Five Most Popular Home Improvements

November 6, 2017 Posted by kyu7

The Halifax found that almost three-fifths of homeowners (58%) have undertaken some form of home improvements over the past year. Younger adults are particularly keen on feathering their nests, with almost seven in ten 18-34-year-olds (68%) carrying out home improvements in the past twelve months.

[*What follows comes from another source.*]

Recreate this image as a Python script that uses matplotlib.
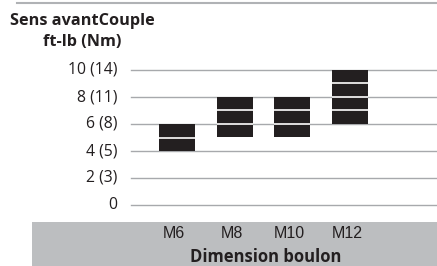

Of course, as well as updating and modernising their homes, DIYers hope to enhance the value and improve the saleability of their properties. The bottom line is that the works are generally anticipated to net an additional £5000 on the resale value of the owners’ homes. According to Halifax’s annual Home Improvement Survey, the five most popular home improvements are:

* Re-decorating – 66%
* Garden improvements – 41%
* New furnishings – 30%
* Laminate or wood flooring – 25%
* New bathroom – 24%

So, how would you go about paying for these home improvements? Here are three options for you to consider:

1) Use cash or savings

As a reformed debt addict, this would certainly be my first choice. What’s more, it’s likely to be the cheapest option, since all you stand to lose is the interest on the money you put to one side or withdraw from your savings account. However, if you can’t afford to fund your home improvements from your regular income, and you don’t have an emergency fund or nest egg to fall back on, then your next option might be to…

2) Get an unsecured personal loan

These are known as ‘unsecured’ personal loans because they are not secured on your property. In other words, if you don’t keep up the monthly repayments, you aren’t likely to lose your home (although it is possible). Alas, choosing a personal loan is far from simple, as there are hundreds of different loans from which to choose. If you want to borrow from £1,000 to £25,000 without putting your home on the line, then don’t move a muscle until you’ve read my twelve tips in The Loan Arranger Rides Again.

3) Borrow against your home

If you’re planning some major work on your home, such as an extension, loft conversion, new kitchen or bathroom, then you’ll probably need to borrow more and over a longer period. In this situation, you may decide that a secured loan is your best option. Although secured loans have their critics (and I’m one of the most vocal!), they do enable sensible homeowners to borrow cheaply against their properties.

If you do go down this route, then the first step is to ask your mortgage lender how much extra it will cost to extend your existing home loan, as this is often the cheapest option. If you don’t wish to approach your existing lender for whatever reason, then next look into remortgaging with another lender.

You then need to shop around for the best possible deal in a choice rich secured loans market. However, this market can be dangerous, so watch out for bandits – especially those which advertise in the back of newspapers or on daytime television!

As with all borrowing, your goal should be to minimise the amount that you repay, so pay close attention to the interest rate (which may be variable) and fees being charged. Furthermore, be sure to get written details of all charges for credit, plus the total amount repayable (TAR), which should include all interest and charges. Get it right and the TAR for a £25,000 loan over five years could be as low as £29,775 (7.34% APR). Get it wrong and the total could be as high as £38,884 (21.27% APR). Ouch!

Finally, don’t be tempted to borrow more than you need and, while taking affordability into account, aim to arrange your loan over the shortest period possible, as this will minimise your final interest bill. In addition, don’t become too eager on keep on borrowing against your home, because it’s your dwelling, not a cash machine!